"We thank customers such as Hanno Böck, Joe Nord and Kevin Hicks, aka rotorcowboy, who brought this to our attention. If you ever find a potential security vulnerability in any Dell product or software, we encourage you to visit this site to contact us immediately."
That's something a lot of companies could learn from. But besides that the whole reason why they did it seems a bit thin, as if it needs a root certificate to get to a device tag.
At first I didn't find a security contact on the Dell webpage. As I'm a journalist and as I investigated this issue to write an article (for Golem.de), the media contact was my logical next point to contact.
Around a week later without a reply I saw that hackerone had a list of security contacts for large companies and found that there was a contact address for Dell there.
It's the 9th link when searching for 'dell security contact', but it is not on 'dell.com' so I can see how you missed that.
There is a dell.com/security page but it lists all kinds of stuff and does not provide a security contact.
Maybe every company should have a /security page with a contact?
Or even a 'security.x.com' website as a first point of contact?
Dell should probably instruct their personnel to forward any and all mail relating to potential security issues to the right department, but at the same time I don't feel that contacting their marketing department counts as the day the issue was properly reported.
"It was intended to provide the system service tag to Dell online support allowing us to quickly identify the computer model, making it easier and faster to service our customers."
Yeah, right. There's no other way to identify the model other than loading a root certificate with the power to certify any site as any domain. They expect people to believe that? Are they incompetent or corrupt?
There is no possible way this is the true reason. Any developer with cursory knowledge regarding the CA trust system would scream with rage if this was given to them.
This oozes management trying to cover up something dirty with enough corporate speak until anyone technical gives up, leaves, or gets fired for attempting to burn the place down.
Hanlon's razor applies here. This shouldn't seem implausible to anyone who has worked in a large company, many of whose employees are mediocre at best, under tight deadlines.
I worked for Dell a few years ago, and this is a complete bullshit response. The service tag takes all of 3 seconds to obtain. The full system specs are revealed once it's entered. At no point is bypassing the customers security a requirement of getting your service tag.
I'm an ex-Dell Support site web developer. This used to work using Java/ActiveX if memory serves me right. Since browsers have started to downgrade the whole Java experience, it appears that Dell now want you to download an EXE which you then have to install.
I really don't understand why they would need to install a root cert to make requests from a client's machine when you already have installed an EXE on the client's machine (which can basically do anything it wants).
Can anyone think of any genuine reason why an installed executable would need a CA root cert?

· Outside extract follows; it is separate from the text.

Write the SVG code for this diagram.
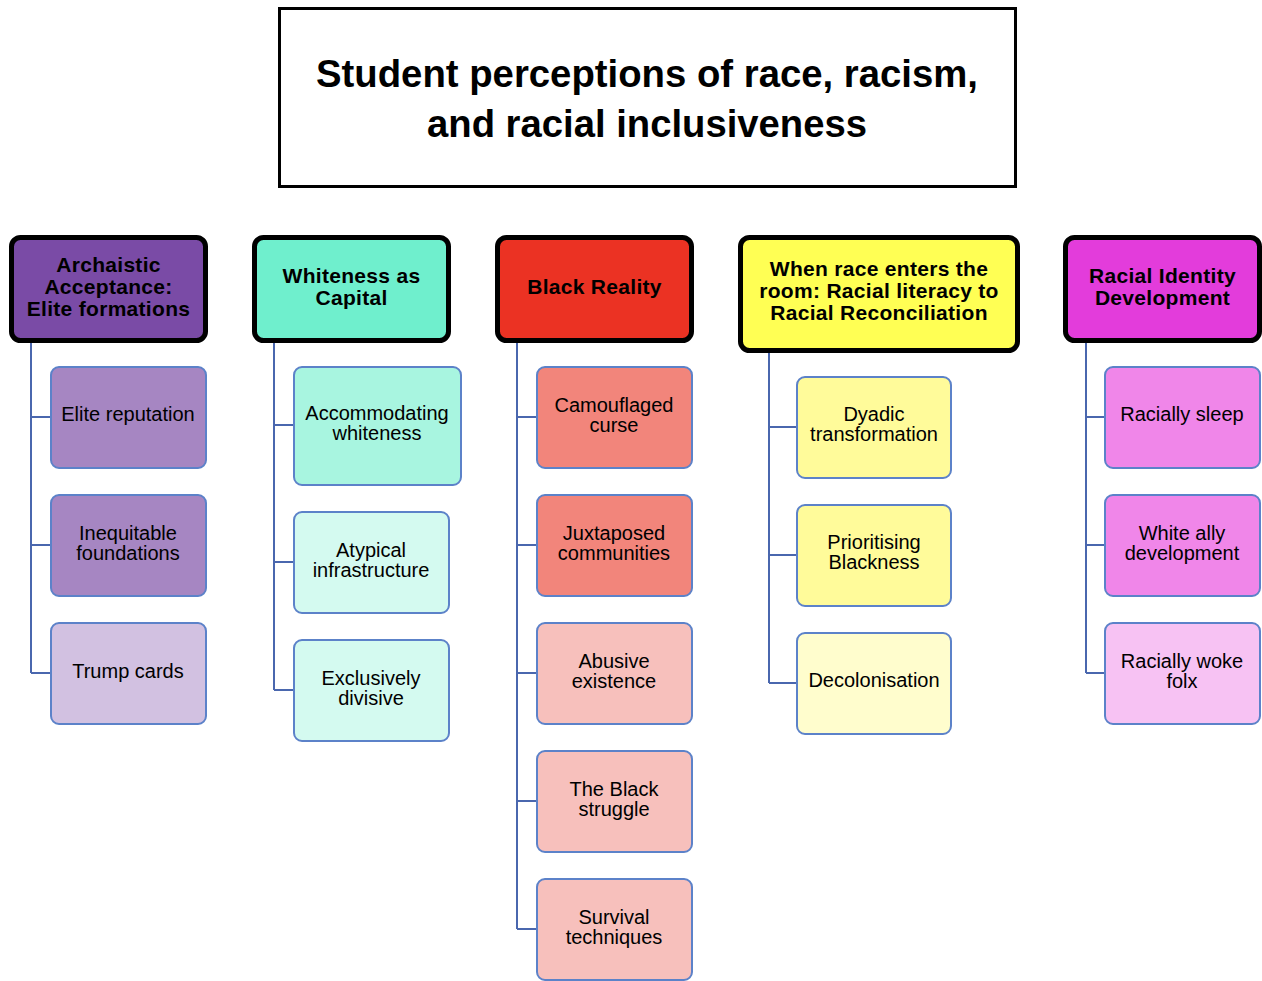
<svg xmlns="http://www.w3.org/2000/svg" width="1262" height="981" viewBox="0 0 1262 981">
  <style>
    .title { font-family: "Liberation Sans", Arial, sans-serif; font-weight: bold; font-size: 38px; fill: #000; text-anchor: middle; }
    .head { stroke: #000; stroke-width: 5; }
    .htext { font-family: "Liberation Sans", Arial, sans-serif; font-weight: bold; font-size: 21px; letter-spacing: 0.3px; fill: #000; text-anchor: middle; }
    .child { stroke: #5C82C9; stroke-width: 2; }
    .ctext { font-family: "Liberation Sans", Arial, sans-serif; font-size: 20px; fill: #000; text-anchor: middle; }
    .conn { fill: none; stroke: #4A67AE; stroke-width: 2; }
  </style>

  <rect width="1262" height="981" fill="#fff"/>

  <!-- title -->
  <g id="title">
    <rect x="279.5" y="8.5" width="736" height="178" fill="#fff" stroke="#000" stroke-width="3"/>
    <text class="title" x="647" y="87" textLength="662" lengthAdjust="spacingAndGlyphs">Student perceptions of race, racism,</text>
    <text class="title" x="647" y="137" textLength="440" lengthAdjust="spacingAndGlyphs">and racial inclusiveness</text>
  </g>

  <!-- connectors -->
  <g id="connectors">
    <path class="conn" d="M31 341 V673 M31 417 H50 M31 545 H50 M31 673 H50"/>
    <path class="conn" d="M274 341 V690 M274 425 H293 M274 562 H293 M274 690 H293"/>
    <path class="conn" d="M517 341 V929 M517 417 H537 M517 545 H537 M517 673 H537 M517 801 H537 M517 929 H537"/>
    <path class="conn" d="M769 351 V683 M769 427 H796 M769 555 H796 M769 683 H796"/>
    <path class="conn" d="M1086 341 V673 M1086 417 H1105 M1086 545 H1105 M1086 673 H1105"/>
  </g>

  <!-- column 1 -->
  <g id="archaistic-acceptance">
    <rect class="head" x="11.5" y="237.5" width="194" height="103" rx="9" fill="#7A4BA6"/>
    <text class="htext" x="108.5" y="272">Archaistic</text>
    <text class="htext" x="108.5" y="294">Acceptance:</text>
    <text class="htext" x="108.5" y="316">Elite formations</text>
  </g>
  <g id="elite-reputation">
    <rect class="child" x="51" y="367" width="155" height="101" rx="8" fill="#A686C2"/>
    <text class="ctext" x="128" y="421">Elite reputation</text>
  </g>
  <g id="inequitable-foundations">
    <rect class="child" x="51" y="495" width="155" height="101" rx="8" fill="#A686C2"/>
    <text class="ctext" x="128" y="540">Inequitable</text>
    <text class="ctext" x="128" y="560">foundations</text>
  </g>
  <g id="trump-cards">
    <rect class="child" x="51" y="623" width="155" height="101" rx="8" fill="#D2C1E1"/>
    <text class="ctext" x="128" y="678">Trump cards</text>
  </g>

  <!-- column 2 -->
  <g id="whiteness-as-capital">
    <rect class="head" x="254.5" y="237.5" width="194" height="103" rx="9" fill="#6FEFCD"/>
    <text class="htext" x="351.5" y="283">Whiteness as</text>
    <text class="htext" x="351.5" y="305">Capital</text>
  </g>
  <g id="accommodating-whiteness">
    <rect class="child" x="294" y="367" width="167" height="118" rx="8" fill="#A8F5E0"/>
    <text class="ctext" x="377" y="420">Accommodating</text>
    <text class="ctext" x="377" y="440">whiteness</text>
  </g>
  <g id="atypical-infrastructure">
    <rect class="child" x="294" y="512" width="155" height="101" rx="8" fill="#D4FAF0"/>
    <text class="ctext" x="371" y="557">Atypical</text>
    <text class="ctext" x="371" y="577">infrastructure</text>
  </g>
  <g id="exclusively-divisive">
    <rect class="child" x="294" y="640" width="155" height="101" rx="8" fill="#D4FAF0"/>
    <text class="ctext" x="371" y="685">Exclusively</text>
    <text class="ctext" x="371" y="705">divisive</text>
  </g>

  <!-- column 3 -->
  <g id="black-reality">
    <rect class="head" x="497.5" y="237.5" width="194" height="103" rx="9" fill="#EB3223"/>
    <text class="htext" x="594.5" y="294">Black Reality</text>
  </g>
  <g id="camouflaged-curse">
    <rect class="child" x="537" y="367" width="155" height="101" rx="8" fill="#F2857B"/>
    <text class="ctext" x="614" y="412">Camouflaged</text>
    <text class="ctext" x="614" y="432">curse</text>
  </g>
  <g id="juxtaposed-communities">
    <rect class="child" x="537" y="495" width="155" height="101" rx="8" fill="#F2857B"/>
    <text class="ctext" x="614" y="540">Juxtaposed</text>
    <text class="ctext" x="614" y="560">communities</text>
  </g>
  <g id="abusive-existence">
    <rect class="child" x="537" y="623" width="155" height="101" rx="8" fill="#F7C0BC"/>
    <text class="ctext" x="614" y="668">Abusive</text>
    <text class="ctext" x="614" y="688">existence</text>
  </g>
  <g id="the-black-struggle">
    <rect class="child" x="537" y="751" width="155" height="101" rx="8" fill="#F7C0BC"/>
    <text class="ctext" x="614" y="796">The Black</text>
    <text class="ctext" x="614" y="816">struggle</text>
  </g>
  <g id="survival-techniques">
    <rect class="child" x="537" y="879" width="155" height="101" rx="8" fill="#F7C0BC"/>
    <text class="ctext" x="614" y="924">Survival</text>
    <text class="ctext" x="614" y="944">techniques</text>
  </g>

  <!-- column 4 -->
  <g id="when-race-enters-the-room">
    <rect class="head" x="740.5" y="237.5" width="277" height="113" rx="9" fill="#FFFF54"/>
    <text class="htext" x="879" y="276">When race enters the</text>
    <text class="htext" x="879" y="298">room: Racial literacy to</text>
    <text class="htext" x="879" y="320">Racial Reconciliation</text>
  </g>
  <g id="dyadic-transformation">
    <rect class="child" x="797" y="377" width="154" height="101" rx="8" fill="#FFFB9A"/>
    <text class="ctext" x="874" y="421">Dyadic</text>
    <text class="ctext" x="874" y="441">transformation</text>
  </g>
  <g id="prioritising-blackness">
    <rect class="child" x="797" y="505" width="154" height="101" rx="8" fill="#FFFB9A"/>
    <text class="ctext" x="874" y="549">Prioritising</text>
    <text class="ctext" x="874" y="569">Blackness</text>
  </g>
  <g id="decolonisation">
    <rect class="child" x="797" y="633" width="154" height="101" rx="8" fill="#FFFDCD"/>
    <text class="ctext" x="874" y="687">Decolonisation</text>
  </g>

  <!-- column 5 -->
  <g id="racial-identity-development">
    <rect class="head" x="1065.5" y="237.5" width="194" height="103" rx="9" fill="#E33CDB"/>
    <text class="htext" x="1162.5" y="283">Racial Identity</text>
    <text class="htext" x="1162.5" y="305">Development</text>
  </g>
  <g id="racially-sleep">
    <rect class="child" x="1105" y="367" width="155" height="101" rx="8" fill="#F086E9"/>
    <text class="ctext" x="1182" y="421">Racially sleep</text>
  </g>
  <g id="white-ally-development">
    <rect class="child" x="1105" y="495" width="155" height="101" rx="8" fill="#F086E9"/>
    <text class="ctext" x="1182" y="540">White ally</text>
    <text class="ctext" x="1182" y="560">development</text>
  </g>
  <g id="racially-woke-folx">
    <rect class="child" x="1105" y="623" width="155" height="101" rx="8" fill="#F7C2F3"/>
    <text class="ctext" x="1182" y="668">Racially woke</text>
    <text class="ctext" x="1182" y="688">folx</text>
  </g>
</svg>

I was wondering why they did it... Now I think I'd prefer not knowing. Not only was it a terrible idea, apparently there was nobody to tell the programmer it's a terrible idea, and even QA (if they have it) didn't do their job.

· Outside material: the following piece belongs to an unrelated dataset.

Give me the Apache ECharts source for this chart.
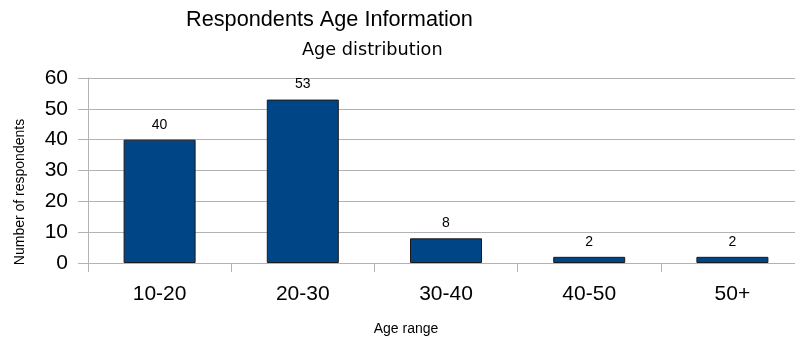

Basically all the way from the idea to release, they had no person who knows what root certificates are.
Sometimes I wonder if this stuff gets added initially because of the need for manufacturing testing. And then some nitwit VP of engineering, decides having it installed in production would be super for some deranged reason. And no one can tell him no because the management culture prevents pens from throwing sh*t back upwards.
I had my fair share of being forced by higher management to commit insecure code, obfuscations and encryption security theater despite vehemently protesting. They seriously don't give a single shit. For them it's acceptable risk.
With this root cert anyone could decode SSL traffic between you and a supposed secure web server. These kind of accidental security blunders seem to be a regular occurrence. Are people that incompetent or is there a more sinister reason.
Is that true? I may be off base with this, but as I understand it if the encrypted traffic you're trying to crack was encrypted using a certificate chain not descended from this root certificate I wouldn't have thought having this root CA would help.
As I understand it the vulnerability is that anyone who can obtain this root CA from a Dell machine can sign their encrypted traffic to appear to be trusted and secure, even if it's not, to other Dell machines with the same root CA. You can pretend to be someone you're not to those other Dell machines, but it doesn't give you a backdoor into chains of trust that don't descend from the same root CA.
I suppose this might allow you to do a MITM attack, but not decode traffic you've passively snooped. Otherwise this root CA would have just totally compromised all internet security.
Good point. A lot of parallels are being drawn with Superfish, but the Dell issue appears at first look to be just incompetence. Further investigation might finger Dell for more than that, but it's clear that Lenovo/Superfish was intentional subversion of customer privacy and security in full knowledge of exactly what they were doing and what the consequences were for customers.
That's something a lot of companies could learn from. But besides that the whole reason why they did it seems a bit thin, as if it needs a root certificate to get to a device tag.